Valuing Education Pays in Many Ways

Area professionals share thoughts about their education and career paths.
Aug 7, 2017
Deborah C. Gerbers

A formal education is the path many professionals take to achieve success in their respective careers. Benefits can include the college experience itself, higher earning potential and an overall increase in knowledge for a specific field. Five local professionals share their own education path and how it has impacted their lives and careers, and offer advice to the generations to follow.

Kellie McClung, Vice President, Treasury Management Officer, PNC Financial Services Group

I grew up in a family that values education and I continue to pass that belief along to my two sons. Growing up, I always knew I would graduate from college, it was just a matter of where and when. The parental guidance is critical in helping children and young people identify a future for themselves. 

My education opened doors for me and allowed me to choose a career that yields to my strengths in communication. Even though banking wasn’t my initial plan, it has been very beneficial to me, and I feel fortunate to have a 20-year career in banking. I minored in speech communications, so I had originally planned to pursue broadcast journalism; however, after graduating from college, an opportunity arose for me as a bank teller and then to enter the management training program. Now, as I serve corporate clients, my education has afforded me the opportunity to complete meaningful work and maintain meaningful relationships in northern Indiana.

Christopher M. Wing, MD, Interventional Radiologist, Fort Wayne Radiology

I grew up in a family that highly values education and made it a priority. I attended undergraduate at Cornell University and then Medical school at the University of Pennsylvania. I completed both my Radiology residency and Interventional Radiology fellowship at the University of Michigan Medical Center. 

I knew early on that I wanted to go into medicine, but knowing from the start what you’d like to do for a living is not always possible. I would suggest to young people unsure about which direction they’d like to go to take a variety of different college courses. This will enable them to decide which majors and subjects they like, and will hopefully narrow it down to an eventual career that will be fulfilling and successful.

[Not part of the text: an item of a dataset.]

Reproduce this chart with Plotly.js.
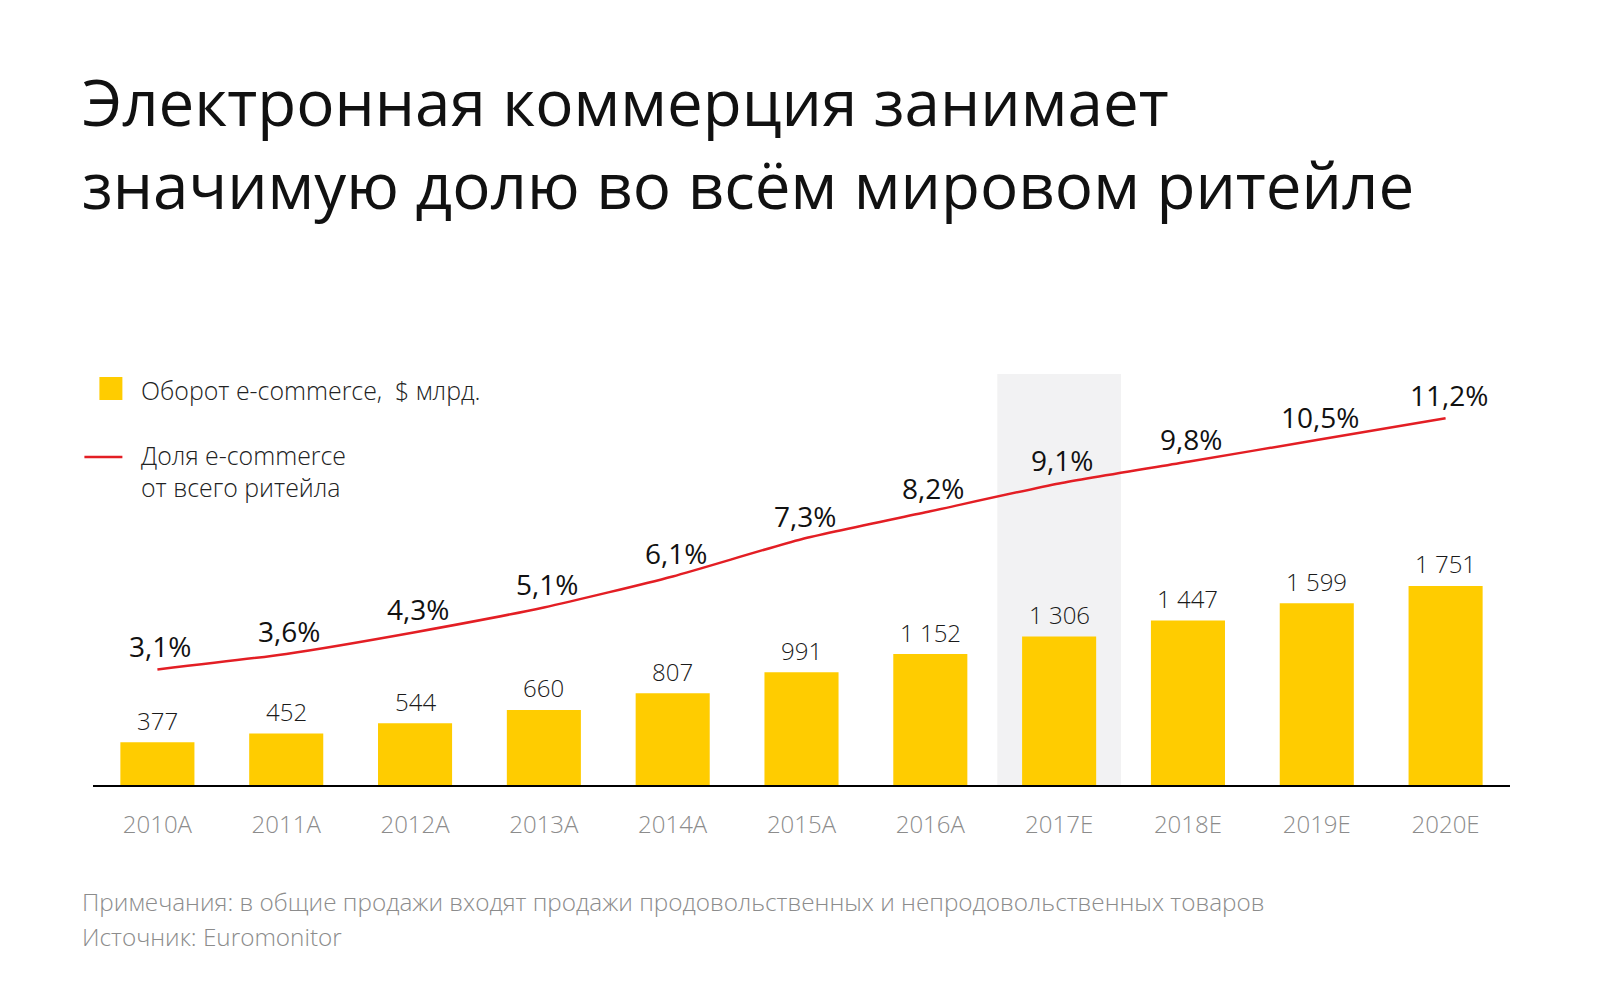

Tracy Troyer, JD, Attorney, Troyer & Good

After high school, I went to Indiana University – Bloomington and earned a B.S. in business. I was accepted to the Indiana University School of Law so I spent the next three years in Bloomington working on my law degree. Both of my parents attended college, but neither of them graduated.  They helped engrain the expectation of earning a college degree and making sure my grades were good enough for admission. 

Kids need to understand that doors will only open for them if they have the right education that matches their skills, strengths and interests. Completing your education is going to give you choices and options in life.  You can decide what interests you and what will motivate you to find a fulfilling career that brings purpose to your life.

Jeff Taner, Managing Director, Dulin, Ward & DeWald

I grew up in a blue-collar family. My family always encouraged me and I think it was a given that I would go to college. I began college right after high school. I graduated from IPFW in May 1982 and started my career at Dulin, Ward & DeWald, Inc. in July of that year. I have now been with the same company for 35 years. I started as an entry level junior accountant and worked my way up to where I am now, the managing director of the firm. A career in public accounting as a CPA requires an education and the ability to pass the CPA exam. IPFW did a great job of preparing me for this. I successfully passed the CPA exam in November of 1982.

I think young people considering further education should find out where their gifts and talents are. I would recommend they have testing done to assist them with finding a career that is a match. College is not for everyone. There is a great need right now for skilled trades, so I strongly recommend a college education or learning a skilled trade.

Kanika Jaggi, MD, Family Medicine, Lutheran Health Physicians

I’d always wanted to go into medicine, so attending medical school was the only choice for me, but the training I received at Saba University School of Medicine in the Caribbean and the rotations I completed around the U.S. and Canada have made me more confident as a physician. My residency at Western Michigan University in Kalamazoo gave me the opportunity and motivation to continue learning, so even now I continue to read to keep up-to-date. This way I can give the best care to my patients. 

Sometimes it might be tempting to take a job right out of high school instead of going to college because you’re making money right away. However, by furthering your education and bettering yourself, you’ll not only earn more in the long run, you will also have time to mature and experience things you wouldn’t be able to. I would advise young people to stay patient and push through, because continuing your education is very much worth it in the end.